WOW I somehow lost the whole week after going on that bachelorette bender with Jane!

Yep, took that way too literally to heart. So, let’s not waste time. To the party recap!

AWARDS

THIS WEEK’S MVP(arent)

Petra, maybe, for not actually leaving? Or Alba, for knowing what line between comfort and criticism to take when a drunken Xo crawled into her bed? Or Xo, maybe, for being such a successful negative (parental) example to Lina that she got the fire she needed to move her life forward? I don’t know!
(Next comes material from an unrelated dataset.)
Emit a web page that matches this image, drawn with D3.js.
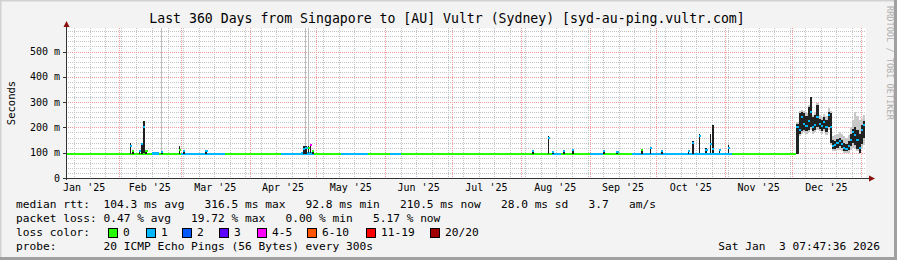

It was a parenting-light week, for once, which was kind of refreshing (as a VERY occasional thing).

BEST TELENOVELA TWIST

TWINS???

Czech.

Buuuut maybe that is so obvious that instead I should go for the fresh cucumber twist of Michael’s bro-y friends finally coming around to the glories of an extended, classy spa bachelor party.

BEST PRODUCT PLACEMENT

We got a double-shot this week: Jane flipping through her very practical Apple iPad while sitting in her shiny wifi-hotspot Chevrolet Cruze:

Way to land those sponsors, JtV!

PREVIOUSLY ON JANE THE VIRGIN

Jane and Michael got re-engaged, finally, because Michael, finally, got his shit (taking down Rose/Sin Rostro)(not telling Jane how she feels about everything ALL THE TIME) together. Xo and Ro got engaged, then dis-engaged, then distracted from their angst w/r/t both events by their excitement over Jane and Michael’s upcoming nuptials. Raf and Petra together got TWO BABIES, and separately got post-partum depression (Petra) and a surprise half-brother (Raf, on his crimelord mother’s side). Luckily, they have hired two very skilled Scandinavian night nurses for the Frozen twins, so each has ample time and energy to try and deal with their respective non-infant burdens. Petra’s gambit? (Prescribed) Pills and/or running away in the night. Raf’s gambit? (Non-prescribed) Aged spirits and/or teaming up with Michael to snoop behind his brother’s back for any ties to their criminal (and criminally absent) mom, Mutter.

THIS WEEK

All The 21st Party People

Jane’s 21st birthday, you may recall, was both the first time she met Michael, and the last time she let herself totally lose control. The latter facilitated the former, which obviously Jane and Michael are both happy about, but it also led to Jane shooting a hole into her ceiling after she mistook Michael and his real gun for a stripper with a fake gun. 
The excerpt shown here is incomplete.